On this day in 2001, Michael Dertouzos, the Greek internet pioneer and former Director of the MIT Laboratory for Computer Science, passed away at the young age of 64. Dertouzos was born in Athens to a father who served as an admiral in the Greek navy and a mother who was a concert pianist. Upon graduating from Athens College in 1954, Dertouzos moved from Athens to the Ozarks, having received a Fulbright Scholarship to study electrical engineering at the University of Arkansas. He received both his bachelor’s and master’s degrees from that university and then went on to MIT where he completed his Ph.D. in electrical engineering in three years. Upon graduating, he immediately joined the MIT faculty as an assistant professor, thereby beginning his long career at the university.

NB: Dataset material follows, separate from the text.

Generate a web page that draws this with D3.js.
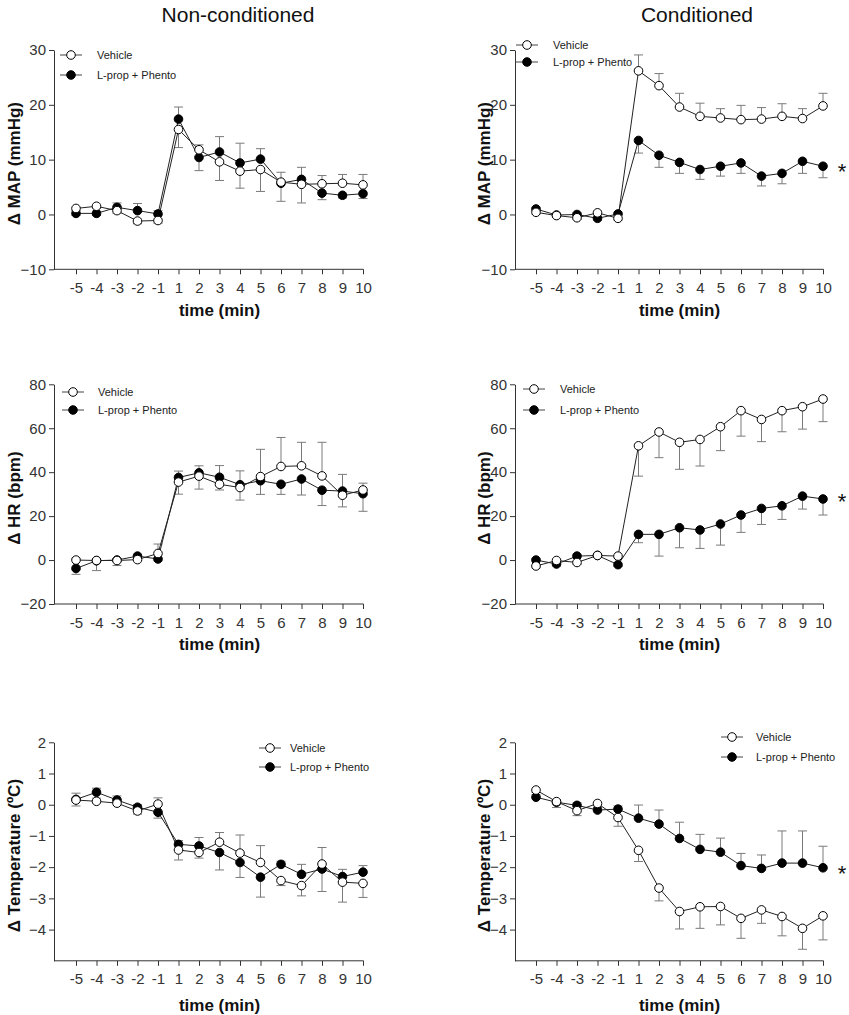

Under his leadership, the Lab for Computer Science at MIT developed many of the technologies that underlie today’s computers, including one of the best-known methods for scrambling data – the RSA encryption system – and innovations that helped bring the World Wide Web into popular use. Dertouzos also predicted the popularity of personal computers and helped maximize their potential during this tenure at MIT.